When Ken Russell decided to film the life of Delius as one of his controversial television documentaries on composers, Fenby was asked to write the script in collaboration with the producer. The result, A Song of Summer (1968), was repeatedly shown in Britain and elsewhere. Objections were made to Russell's expressionistic, often shocking and savage, treatment of composers, but not to the Delius film, which had a haunting gentle quality, the result of Fenby's compassionate script.

Eric Fenby was active on musical committees, a founder of the Delius Society, of which he became the president in 1964, and he served as a council member of the Composers' Guild of Great Britain, and its chairman in 1968. He was a fluent talker and lecturer, and as a teacher was known for his kindness and helpfulness to students and young musicians.
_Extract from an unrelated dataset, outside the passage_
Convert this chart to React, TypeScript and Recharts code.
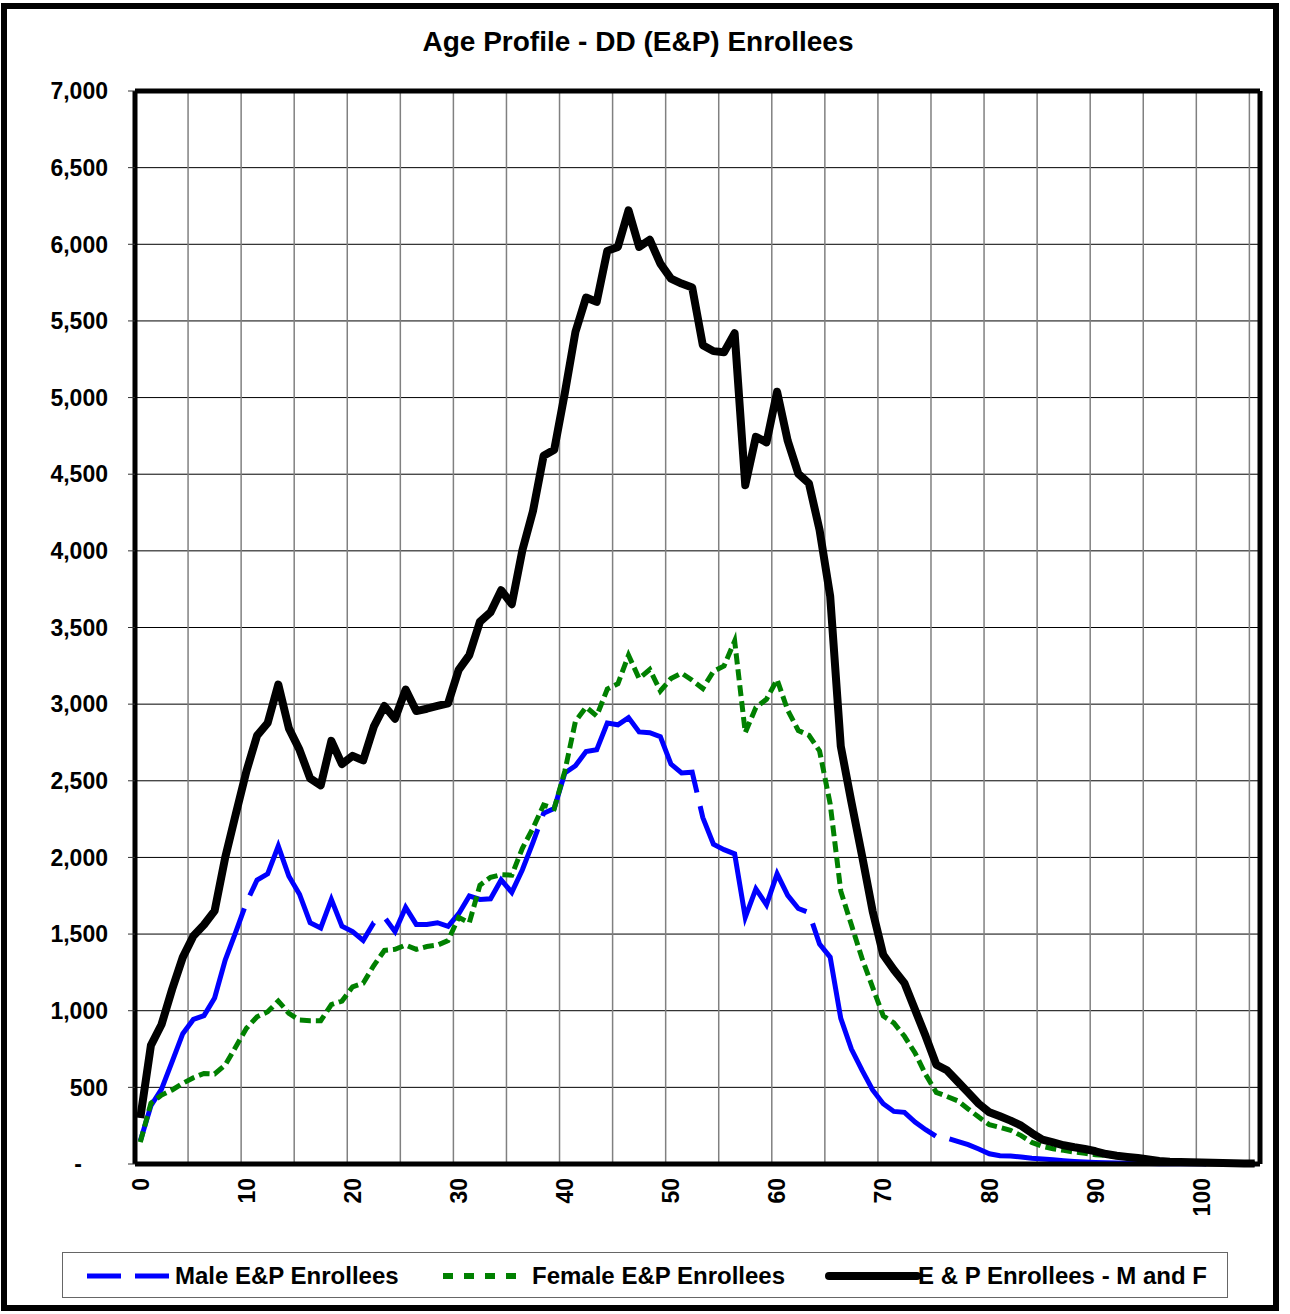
import React from "react";
import { CartesianGrid, Line, LineChart, ReferenceLine, XAxis, YAxis } from "recharts";

const FONT = '"Liberation Sans", Arial, sans-serif';

// enrollees by single year of age, 0..105
const male = [
  150, 380, 488, 668, 850, 943, 968, 1083, 1330, 1515,
  1705, 1853, 1893, 2074, 1877, 1760, 1574, 1540, 1726, 1551,
  1516, 1458, 1574, 1609, 1516, 1674, 1563, 1563, 1574, 1551,
  1633, 1749, 1726, 1730, 1853, 1772, 1920, 2098, 2288, 2319,
  2551, 2598, 2691, 2702, 2877, 2865, 2912, 2819, 2814, 2788,
  2609, 2551, 2556, 2260, 2086, 2051, 2023, 1609, 1795, 1691,
  1893, 1753, 1667, 1640, 1435, 1350, 950, 750, 612, 483,
  393, 343, 337, 274, 224, 180, 170, 148, 126, 98,
  67, 54, 52, 46, 37, 33, 28, 22, 17, 13,
  10, 8, 6, 5, 4, 3, 2, 2, 1, 1,
  1, 0, 0, 0, 0, 0,
];

const female = [
  143, 396, 450, 483, 526, 563, 591, 587, 646, 765,
  885, 961, 993, 1063, 983, 939, 935, 935, 1040, 1063,
  1156, 1179, 1295, 1393, 1400, 1428, 1400, 1419, 1428, 1458,
  1609, 1574, 1819, 1870, 1888, 1884, 2060, 2191, 2342, 2319,
  2563, 2888, 2981, 2923, 3098, 3133, 3319, 3167, 3226, 3086,
  3167, 3202, 3156, 3102, 3214, 3249, 3412, 2815, 2978, 3032,
  3160, 2960, 2828, 2797, 2695, 2350, 1780, 1560, 1342, 1152,
  966, 920, 833, 724, 583, 467, 441, 413, 359, 306,
  256, 239, 220, 185, 141, 115, 100, 89, 78, 70,
  61, 57, 48, 41, 35, 27, 18, 13, 11, 10,
  9, 6, 5, 4, 3, 3,
];

const total = [
  300, 774, 910, 1140, 1348, 1488, 1561, 1651, 2000, 2284,
  2563, 2795, 2877, 3128, 2842, 2702, 2516, 2470, 2760, 2609,
  2663, 2633, 2853, 2988, 2905, 3095, 2955, 2970, 2988, 3005,
  3224, 3320, 3538, 3600, 3743, 3652, 4004, 4260, 4620, 4660,
  5030, 5429, 5653, 5624, 5957, 5983, 6221, 5983, 6030, 5874,
  5776, 5744, 5718, 5342, 5303, 5296, 5420, 4428, 4744, 4708,
  5038, 4718, 4503, 4440, 4137, 3705, 2725, 2362, 2012, 1650,
  1365, 1267, 1180, 1006, 833, 648, 611, 539, 467, 393,
  337, 311, 283, 250, 202, 159, 141, 122, 109, 98,
  83, 65, 54, 46, 39, 30, 20, 15, 13, 11,
  10, 8, 6, 5, 4, 3,
];

const xTicks = [0, 10, 20, 30, 40, 50, 60, 70, 80, 90, 100];
const yTicks = [0, 500, 1000, 1500, 2000, 2500, 3000, 3500, 4000, 4500, 5000, 5500, 6000, 6500, 7000];
// vertical grid sits between categories, every 5 ages
const xGrid = [4.5, 9.5, 14.5, 19.5, 24.5, 29.5, 34.5, 39.5, 44.5, 49.5, 54.5, 59.5, 64.5, 69.5, 74.5, 79.5, 84.5, 89.5, 94.5, 99.5, 104.5];

const data = male.map((m, age) => ({ age, male: m, female: female[age], total: total[age] }));

function XTick({ x, y, payload }: any) {
  return (
    <text
      x={x}
      y={y}
      transform={`rotate(-90 ${x} ${y})`}
      textAnchor="end"
      dy="0.36em"
      fontSize={23}
      fontWeight="bold"
      fontFamily={FONT}
      fill="#000"
    >
      {payload.value}
    </text>
  );
}

function YTick({ x, y, payload }: any) {
  const v = payload.value as number;
  return (
    <text
      x={v === 0 ? x - 26 : x}
      y={y}
      textAnchor="end"
      dy="0.36em"
      fontSize={23}
      fontWeight="bold"
      fontFamily={FONT}
      fill="#000"
    >
      {v === 0 ? "-" : v.toLocaleString("en-US")}
    </text>
  );
}

const legendText: React.CSSProperties = {
  position: "absolute",
  top: 9,
  fontSize: 24,
  fontWeight: "bold",
  fontFamily: FONT,
  lineHeight: "27px",
  whiteSpace: "nowrap",
};

function ChartLegend() {
  return (
    <div
      style={{
        position: "absolute",
        left: 62,
        top: 1252,
        width: 1166,
        height: 46,
        border: "1px solid #666",
        boxSizing: "border-box",
        background: "#fff",
      }}
    >
      <svg style={{ position: "absolute", left: 0, top: 0 }} width={1166} height={46}>
        <line x1={24} x2={112} y1={23} y2={23} stroke="#0000ff" strokeWidth={5} strokeDasharray="34 14" />
        <line x1={380} x2={455} y1={23} y2={23} stroke="#008000" strokeWidth={6} strokeDasharray="10 11" />
        <line x1={766} x2={854} y1={23} y2={23} stroke="#000" strokeWidth={8} strokeLinecap="round" />
      </svg>
      <span style={{ ...legendText, left: 112 }}>Male E&amp;P Enrollees</span>
      <span style={{ ...legendText, left: 469 }}>Female E&amp;P Enrollees</span>
      <span style={{ ...legendText, left: 855 }}>E &amp; P Enrollees - M and F</span>
    </div>
  );
}

export default function App() {
  return (
    <div style={{ position: "absolute", left: 0, top: 0, width: 1290, height: 1314, background: "#fff" }}>
      <div
        style={{
          position: "absolute",
          left: 1,
          top: 3,
          width: 1278,
          height: 1308,
          border: "6px solid #000",
          boxSizing: "border-box",
        }}
      />
      <div
        style={{
          position: "absolute",
          left: 0,
          top: 26,
          width: 1276,
          textAlign: "center",
          fontSize: 28,
          fontWeight: "bold",
          fontFamily: FONT,
        }}
      >
        Age Profile - DD (E&amp;P) Enrollees
      </div>
      <LineChart
        width={1290}
        height={1314}
        data={data}
        margin={{ top: 91, right: 30, bottom: 0, left: 0 }}
        style={{ position: "absolute", left: 0, top: 0 }}
      >
        <CartesianGrid vertical={false} stroke="#000" strokeWidth={1} />
        {xGrid.map(g => (
          <ReferenceLine key={g} x={g} stroke="#808080" strokeWidth={1.5} zIndex={-50} />
        ))}
        <XAxis
          dataKey="age"
          type="number"
          domain={[-0.5, 105.5]}
          ticks={xTicks}
          interval={0}
          height={150}
          tickSize={0}
          tickMargin={14}
          tick={<XTick />}
          axisLine={{ stroke: "#000", strokeWidth: 5 }}
        />
        <YAxis
          domain={[0, 7000]}
          ticks={yTicks}
          interval={0}
          width={135}
          tickSize={7}
          tickMargin={20}
          tick={<YTick />}
          tickLine={{ stroke: "#333" }}
          axisLine={{ stroke: "#000", strokeWidth: 5 }}
        />
        <ReferenceLine y={7000} stroke="#000" strokeWidth={5} />
        <ReferenceLine x={105.5} stroke="#000" strokeWidth={5} />
        <Line
          dataKey="male"
          name="Male E&P Enrollees"
          stroke="#0000ff"
          strokeWidth={5}
          strokeDasharray="260 14"
          dot={false}
          isAnimationActive={false}
        />
        <Line
          dataKey="female"
          name="Female E&P Enrollees"
          stroke="#008000"
          strokeWidth={5}
          strokeDasharray="11 5"
          dot={false}
          isAnimationActive={false}
        />
        <Line
          dataKey="total"
          name="E & P Enrollees - M and F"
          stroke="#000"
          strokeWidth={8}
          strokeLinejoin="round"
          dot={false}
          isAnimationActive={false}
        />
      </LineChart>
      <ChartLegend />
    </div>
  );
}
A Festschrift Delius Companion was published as a tribute to him on his 70th birthday.

Eric William Fenby, musicologist, composer and teacher: born Scarborough 22 April 1906; Music Adviser, Boosey and Hawkes 1936-39; Music Director, North Riding College of Education 1948-62; Artistic Director, Delius Centenary Festival 1962; OBE 1962; Professor of Harmony, Royal Academy of Music 1964-77; President, Delius Society 1964-97; married 1944 Rowena Marshall (one son, one daughter); died Scarborough 18 February 1997.